In spite of having two children we had always been a one-television family. As strange as this seemed to other people I talked to, I likewise felt it was odd that many people I knew had televisions in every room of their house. Every bedroom, of course the living room and sometimes the kitchen. This seemed intrusive to me, as if the television had replaced the sense of connectedness in a family by getting each member away from the others and isolated them from the family. If two people in the house want to watch something different they go to their respective rooms and spend time engaged with the television rather than with the family. So the "only one-television" policy in my house was no accident. And my children having been raised that way never noticed it as odd.
Of course, we had a computer and a laptop and we accessed the internet for content we sought out but none of us really cared for the passive nature of television. You just sit there and get fed whatever they feed you. Sure you can change the channel, but it's still linear. The internet has more of an ability to branch off and explore a tangent that you are curious about. (Which may be why I always have at least ten tabs open in my browser at any one time.) And most importantly, you can cross check and look up something on one site that counters the view being presented on another. With television there is a narrative you are being sold and given the conglomeration of media into the hands of a very few companies, changing the channel gives only an illusion of escaping this linear process.

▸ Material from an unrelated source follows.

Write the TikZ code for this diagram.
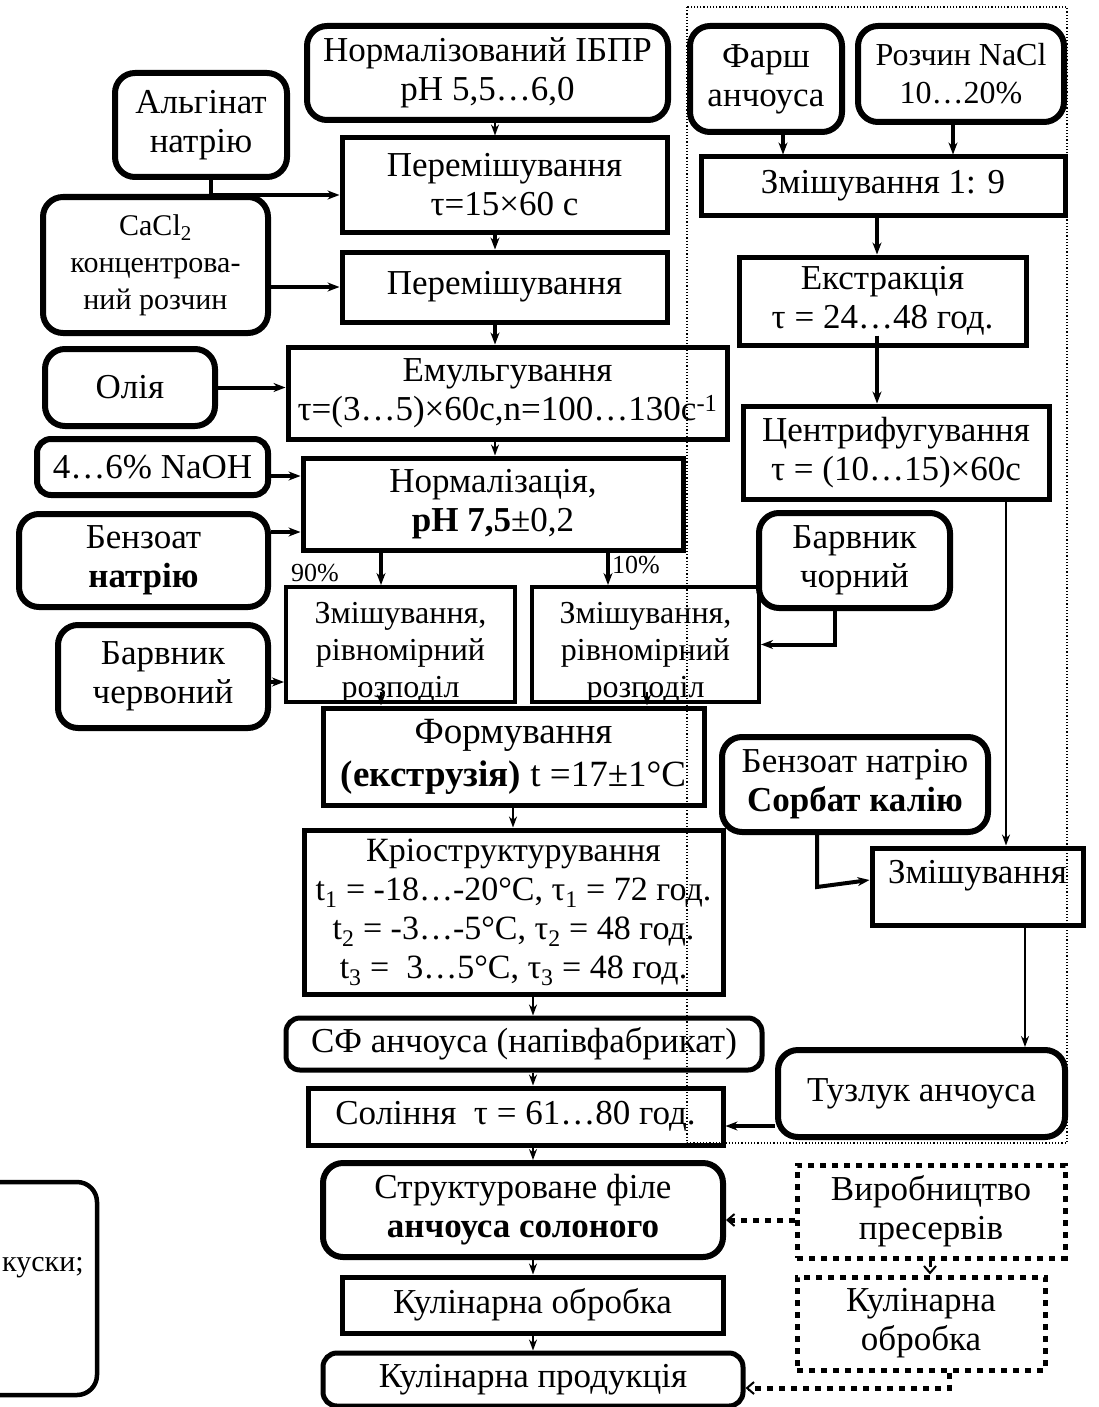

In 2013 our one television broke. Of course we talked about getting another television and had a half-hearted plan to research the newer ones (ours was an older model with the big deep back on it and I didn't even think that they were made anymore). But after three months passed we realized we didn't really miss the television. And I called and disconnected the cable.
When the woman at the all-powerful Comcast asked why I was disconnecting I told her we no longer owned a television. She stammered as if she didn't understand the concept. She tried to offer me some discount thinking it was their ridiculous prices that caused me to disconnect but after telling her the prices were ridiculous I reiterated that I just didn't own a television, at all, and I didn't plan on getting another one. I do confess I liked telling people I didn't have a television because they really struggled to understand how this was possible. I especially liked telling those people at the store who stand there and try to sell you a dish for your house. The stunned looks on their face when I told them I don't own a television was priceless.
Even before all of this happened I felt that there was a cookie-cutter style, a mass production in creating shows that made television boring and repetitive. But since I hadn't partaken much of the content, I didn't assign much intent to this redundancy other than mere lazy consumer-driven product design. But when I cut off television entirely, my Henry David Thoreau retreat from TV, something activated in my brain that truly pulled back the curtain and revealed something much more malevolent.
I worked at a casino during these years and of course there were televisions scattered throughout the property and in the associate break room. I would see these merely in passing. Every once in a while something would be on and it would catch my eye and I would watch it with some detached sense of confusion. The news took on a farcical quality and sometimes looked like a comedy skit in the level of emotion and personal opinion being injected into the "news".
The level of bias and messaging emerged with shocking visibility. It was like looking at a "Magic Eye" book where, by relaxing one's focus on an abstract colorful image, a 3D image suddenly jumps off the page, and you wonder how you couldn't see it before. Likewise the image would just as quickly melt away when your eye stopped relaxing. And in the same way, you couldn't seem to tell people how to see the hidden image, it has to be something physical they could accomplish themselves. Merely explaining it didn't make them see it, but you could tell them how to see it.